Thanksgiving Week: A Recipe for Gains?

The Stock Trader’s Almanac also highlights a bullish tendency during Thanksgiving Week, with a specific focus on the day before Thanksgiving (Wednesday) and the day after (Black Friday).

  • Historical Performance: Between 1952 and 1986, the S&P 500 rose on these two days in 34 out of 35 years. While this trend has been less consistent in recent decades, it’s still noteworthy. From 1987 to 2017, the S&P 500 posted gains in 22 out of 30 years during this period.
  • What Drives the Gains?
    1. Holiday Optimism: Like the Santa Claus Rally, positive sentiment around the holidays often lifts markets.
    2. Retail Momentum: Black Friday sales figures and consumer spending data can boost confidence in the retail sector.
    3. Light Trading Volumes: Similar to Christmas, lighter institutional trading during Thanksgiving can amplify price movements.
  • How to Trade It: Historically, a potential strategy is to buy during any market weakness on Monday or Tuesday of Thanksgiving Week and sell into strength by Friday. However, markets are always subject to unexpected events, so flexibility is key.

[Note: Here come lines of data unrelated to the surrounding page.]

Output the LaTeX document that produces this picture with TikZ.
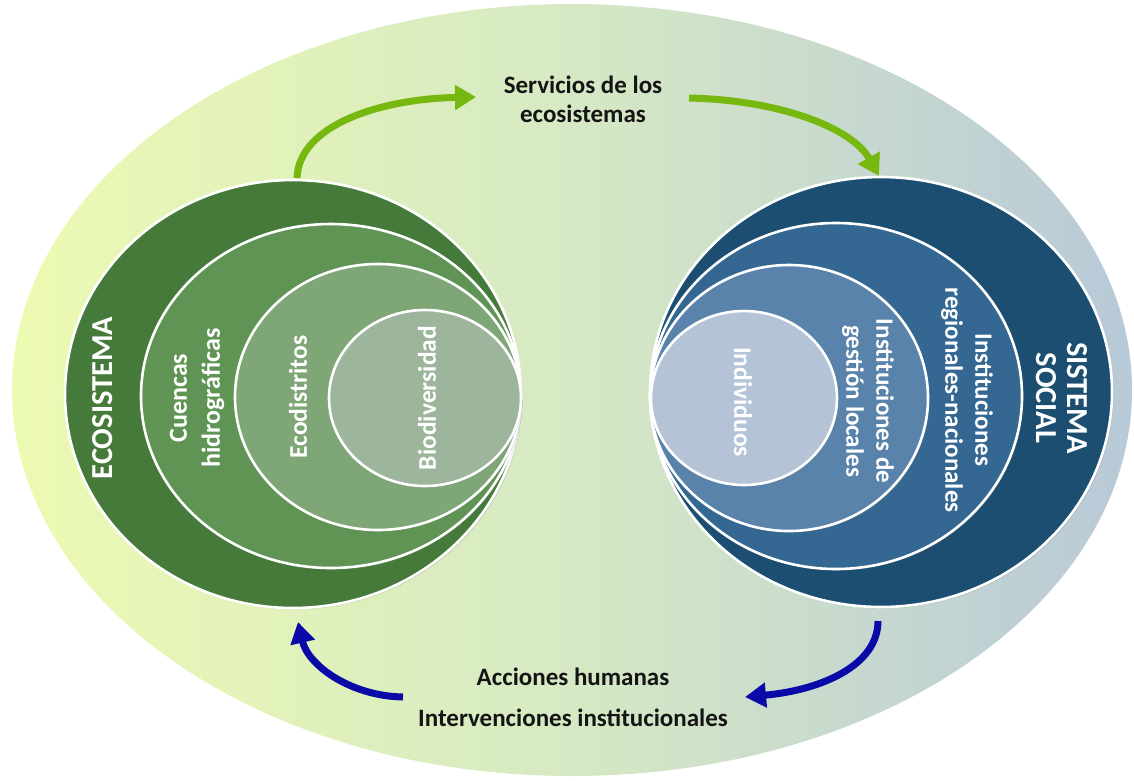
\documentclass[tikz,border=0pt]{standalone}
\usepackage{fontspec}
\setmainfont{Carlito}
\usetikzlibrary{shapes.geometric,arrows.meta,shadows}
\definecolor{bgL}{RGB}{236,250,178}
\definecolor{bgM}{RGB}{214,233,196}
\definecolor{bgR}{RGB}{184,201,216}
\definecolor{ecoA}{RGB}{70,122,58}
\definecolor{ecoB}{RGB}{95,148,85}
\definecolor{ecoC}{RGB}{127,166,118}
\definecolor{ecoD}{RGB}{157,181,155}
\definecolor{socA}{RGB}{27,78,112}
\definecolor{socB}{RGB}{52,104,146}
\definecolor{socC}{RGB}{89,131,170}
\definecolor{socD}{RGB}{180,196,214}
\definecolor{arrG}{RGB}{118,184,16}
\definecolor{arrB}{RGB}{10,10,168}
\definecolor{txt}{RGB}{20,20,20}
\begin{document}
\begin{tikzpicture}[x=1pt,y=-1pt,
  ring/.style={ellipse, draw=white, line width=2.6pt, inner sep=0pt,
    drop shadow={shadow xshift=1.5pt, shadow yshift=-1.5pt, opacity=0.3}},
  vlbl/.style={text=white, align=center, inner sep=0pt, font=\fontsize{25.5}{31}\selectfont\bfseries},
  biglbl/.style={text=white, align=center, inner sep=0pt, font=\fontsize{30.5}{30}\selectfont\bfseries},
  hlbl/.style={text=txt, align=center, inner sep=0pt, font=\fontsize{25}{29}\selectfont\bfseries},
  garrow/.style={draw=arrG, line width=7pt, -{Triangle[length=21pt,width=24pt]}},
  barrow/.style={draw=arrB, line width=7pt, -{Triangle[length=21pt,width=24pt]}}
]
\useasboundingbox (0,0) rectangle (1134,780);
\path[left color=bgL, right color=bgR, middle color=bgM]
  (572,390) ellipse [x radius=560, y radius=386];

% ecosystem rings
\node[ring, fill=ecoA, minimum width=456pt, minimum height=428pt] (eco1) at (293,394) {};
\node[ring, fill=ecoB, minimum width=380pt, minimum height=344pt] (eco2) at (331,396) {};
\node[ring, fill=ecoC, minimum width=286pt, minimum height=266pt] (eco3) at (378,397) {};
\node[ring, fill=ecoD, minimum width=192pt, minimum height=176pt] (eco4) at (425,398) {};

% social rings
\node[ring, fill=socA, minimum width=462pt, minimum height=430pt] (soc1) at (881,392) {};
\node[ring, fill=socB, minimum width=372pt, minimum height=346pt] (soc2) at (836,396) {};
\node[ring, fill=socC, minimum width=278pt, minimum height=266pt] (soc3) at (789,398) {};
\node[ring, fill=socD, minimum width=186pt, minimum height=174pt] (soc4) at (744,398) {};

% ring labels
\node[biglbl, rotate=90] (lEco) at (103,398) {ECOSISTEMA};
\node[vlbl, rotate=90, font=\fontsize{26}{33}\selectfont\bfseries] (lCue) at (197,398) {Cuencas\\hidrográficas};
\node[vlbl, rotate=90] (lEcd) at (298,397) {Ecodistritos};
\node[vlbl, rotate=90] (lBio) at (427,398) {Biodiversidad};
\node[biglbl, rotate=-90, font=\fontsize{30.5}{31}\selectfont\bfseries] (lSoc) at (1062,398) {SISTEMA\\SOCIAL};
\node[vlbl, rotate=-90, font=\fontsize{25}{30}\selectfont\bfseries] (lReg) at (967,400) {Instituciones\\regionales-nacionales};
\node[vlbl, rotate=-90, font=\fontsize{25}{30}\selectfont\bfseries] (lLoc) at (868,401) {Instituciones de\\gestión locales};
\node[vlbl, rotate=-90] (lInd) at (743,402) {Individuos};

% flow labels
\node[hlbl] (svc) at (583,99) {Servicios de los\\ecosistemas};
\node[hlbl] (acc) at (573,677) {Acciones humanas};
\node[hlbl] (int) at (573,718) {Intervenciones institucionales};

% arrow end coordinates
\coordinate (a1s) at (297,178);
\coordinate (a1e) at (476,97);
\coordinate (a2s) at (689,98);
\coordinate (a2e) at (879,176);
\coordinate (a3s) at (878,621);
\coordinate (a3e) at (745,697);
\coordinate (a4s) at (403,697);
\coordinate (a4e) at (298,622);

\draw[garrow] (a1s) .. controls (299,125) and (380,99) .. (a1e);
\draw[garrow] (a2s) .. controls (780,100) and (852,128) .. (a2e);
\draw[barrow] (a3s) .. controls (878,665) and (822,690) .. (a3e);
\draw[barrow] (a4s) .. controls (350,696) and (308,665) .. (a4e);
\end{tikzpicture}
\end{document}
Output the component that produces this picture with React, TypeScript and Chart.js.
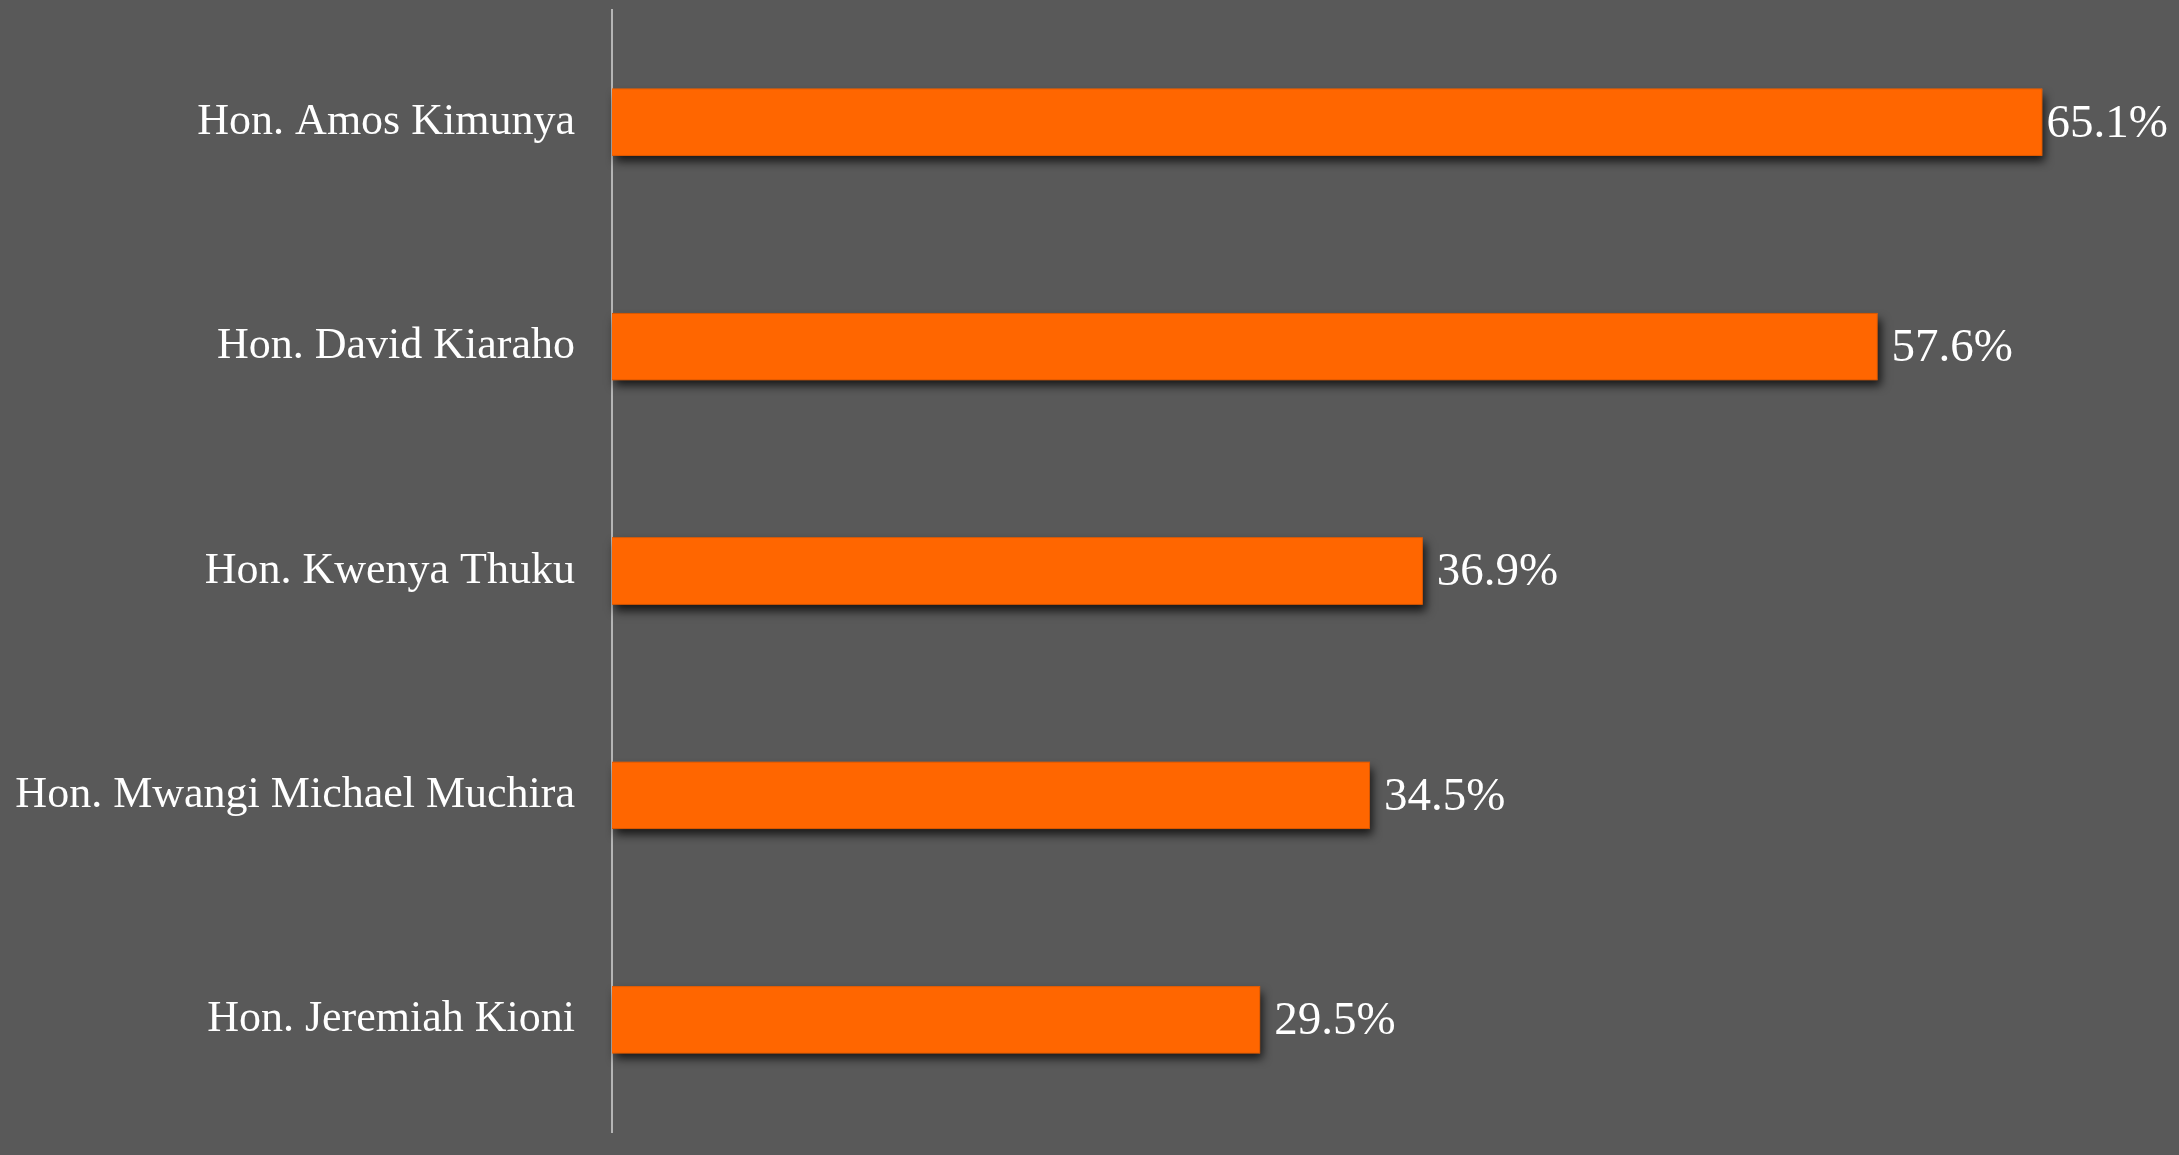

What to Expect This Year and Every Year

Understanding these trends helps you anticipate potential opportunities and risks:

  1. Year-End Strategy:
    • Watch for the Santa Claus Rally as a signal of potential market strength heading into the new year. If the rally doesn’t occur, consider it a cautionary flag for market conditions.
  2. Thanksgiving Week:
    • Expect some potential for gains, especially midweek. Use this period to position yourself in line with your overall strategy, keeping in mind the lighter trading volumes.
  3. Long-Term Focus:
    • While these patterns are statistically significant, they aren’t foolproof. Use them as part of a diversified, long-term investment strategy rather than relying on short-term predictions.

Final Thoughts

Seasonal trends like the Santa Claus Rally and Thanksgiving Week patterns are valuable tools for traders and investors. By understanding the historical context and drivers behind these movements, you can better navigate the holiday trading season with confidence. Remember, while these patterns provide a statistical edge, it’s essential to remain flexible and grounded in your overall investment strategy. The markets may offer holiday gifts, but as always, the best returns come to those who stay informed and prepared.